– То, что, несмотря на весь хаос и бардак, которые царили вокруг, кадровые части, и наша дивизия в том числе, отступали очень организованно, успешно сдерживая немцев, наносили им ощутимые потери.
Заняли мы рубеж на Березине. Немцы подошли только к вечеру, начали кричать через реку: «Рус, сдавайся!», но мы молчали. Утром они позавтракали и только потом попытались переправиться. Ни артподготовки, ни авианалета, ничего не было, до того наглые были. Но когда первые две амфибии «сорокапятки» потопили, они сразу отступили. Попытались переправиться на резиновых лодках, но по ним как врезали пулеметы. И вот только тогда они уже вызвали авиацию. Налетели «музыканты», так мы называли Ju-87, и смешали нас с землей… А к вечеру слышим: слева и справа нас обошли, и мы оказались в окружении, пришлось отступать. Так и воевали тогда: остановим немцев, они нас обойдут, и мы выходим из окружения, опять остановим и снова выходим из окружения… Три раза тогда мы выходили из окружения, а когда выходили в последний раз, наш батальон оставили в арьергарде, и когда мы с тяжелыми потерями вышли к своим, то попали в другую дивизию и так и остались воевать в ее составе.

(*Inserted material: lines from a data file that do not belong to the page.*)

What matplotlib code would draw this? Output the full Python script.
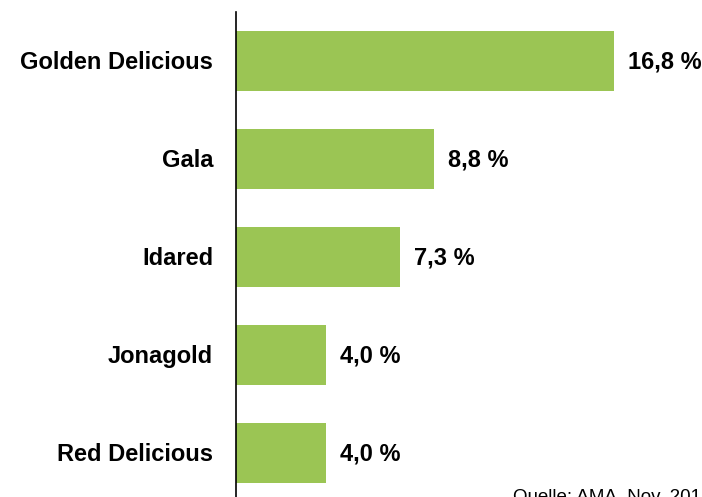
import matplotlib
matplotlib.use("Agg")
import matplotlib.pyplot as plt
import matplotlib.transforms as mtransforms

categories = ["Golden Delicious", "Gala", "Idared", "Jonagold", "Red Delicious"]
values = [16.8, 8.8, 7.3, 4.0, 4.0]
labels = ["16,8 %", "8,8 %", "7,3 %", "4,0 %", "4,0 %"]
source = "Quelle: AMA, Nov. 2015"

plt.rcParams['font.family'] = ['Liberation Sans', 'DejaVu Sans']

W, H = 702, 497
fig = plt.figure(figsize=(W/100, H/100), dpi=100)
ax = fig.add_axes([236/W, 0, (W-236)/W, (H-12)/H])

ypos = list(range(len(categories)))
ax.barh(ypos, values, height=0.615, color="#9bc554", left=0)
ax.set_xlim(0, (W-236)/22.5)
ax.set_ylim(4.449, -0.5)

for y, v, lab in zip(ypos, values, labels):
    ax.text(v + 0.62, y + 0.01, lab, va='center', ha='left', fontsize=17, fontweight='bold', color='black')

ax.set_yticks(ypos)
ax.set_yticklabels(categories, fontsize=17, fontweight='bold', va='center')
ax.tick_params(axis='y', length=0, pad=16.5)
shift = mtransforms.ScaledTranslation(0, -2/100, fig.dpi_scale_trans)
for t in ax.get_yticklabels():
    t.set_transform(t.get_transform() + shift)
ax.set_xticks([])
for s in ['top', 'right', 'bottom']:
    ax.spines[s].set_visible(False)
ax.spines['left'].set_linewidth(1.2)
ax.spines['left'].set_color('black')

fig.text(513/W, (H-489)/H, source, ha='left', va='top', fontsize=13.5, color='black')

fig.savefig("out.png", dpi=100)
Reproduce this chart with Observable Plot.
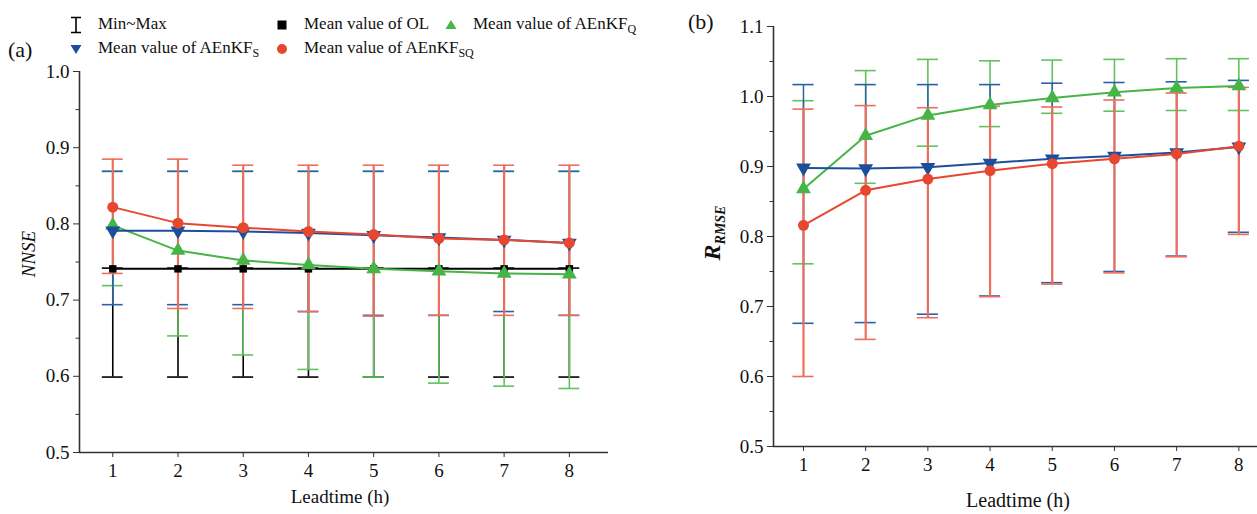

А вообще не верьте тому, кто говорит, что только немцы нас в 1941-м били. У нас, конечно, были большие потери, но и мы им крепко давали прикурить… Потери они несли серьезные, а танки их бензиновые вообще вспыхивали как спичечные коробки. Вначале мы, конечно, их очень боялись, я даже «драпнуть» хотел, когда первый раз танк близко увидел, но мой напарник успел меня остановить, буквально за штаны схватил: «Куда бежишь, сукин сын, от танков разве драпают?» Зато когда мы увидели, как они горят… А ведь у нас еще «коктейля Молотова» не было, он появился только в боях под Москвой, а в начале войны были простые бутылки с бензином. И ничего, мы и этими бутылками их останавливали, мне и самому доводилось их бросать, да и «сорокапятки» хорошо тогда с немецкими танками справлялись. На Смоленщине в одном бою я видел, как подбили восемь танков, в следующем еще шесть…
– Вначале я был простым стрелком. Но связь между командиром роты и командиром батальона рвалась очень часто, и уже на Смоленщине, в одном из боев, когда всех связистов поубивало, соединить линию отправили меня. И когда у меня это получилось сделать, да еще наш ротный увидел, как я быстро бегаю, то меня решили назначить связистом. На самом деле – это очень опасная и тяжелая воинская профессия, и я много раз должен был погибнуть, но мне везло. Особенно же мне повезло с напарником, на всю жизнь его запомнил, латыш – Вальма Антон Павлович. Он меня и учил, и опекал, и берег. Помню, мы с ним сами догадались соединить наши ячейки ходом сообщения, ведь в начале войны рыли не траншеи, а лишь отдельные ячейки.
– Очень хорошо помню тот день, это было примерно 10 августа. Мы заняли позиции, хорошо окопались и замаскировались. Появились голые по пояс немецкие мотоциклисты, машины с пехотой. Наш командир приказал подпустить немцев максимально близко, и только тогда мы открыли огонь. Из десяти мотоциклов только один успел уехать, а всех остальных там положили… Немецкая пехота спешилась и попыталась атаковать, но мы их отбросили. Больше пытаться атаковать они не стали, зато вызвали авиацию, подтянули минометы. И что они нам устроили, просто ад какой-то… Перерывов между налетами почти не было. Дикая бомбежка, артобстрел, все кругом горит, пылища и гарь, дышать стало абсолютно нечем, меня даже стало тошнить и рвать, и, чтобы хоть как-то вздохнуть, я высунулся из своего окопчика. Осколок задел мне левую челюсть, и хотя ранение было неопасным, сейчас тут у меня даже шрама нет, но там находится много кровеносных сосудов, кровью мне залило всю голову, и, наверное, поэтому меня все-таки решили отправить в госпиталь.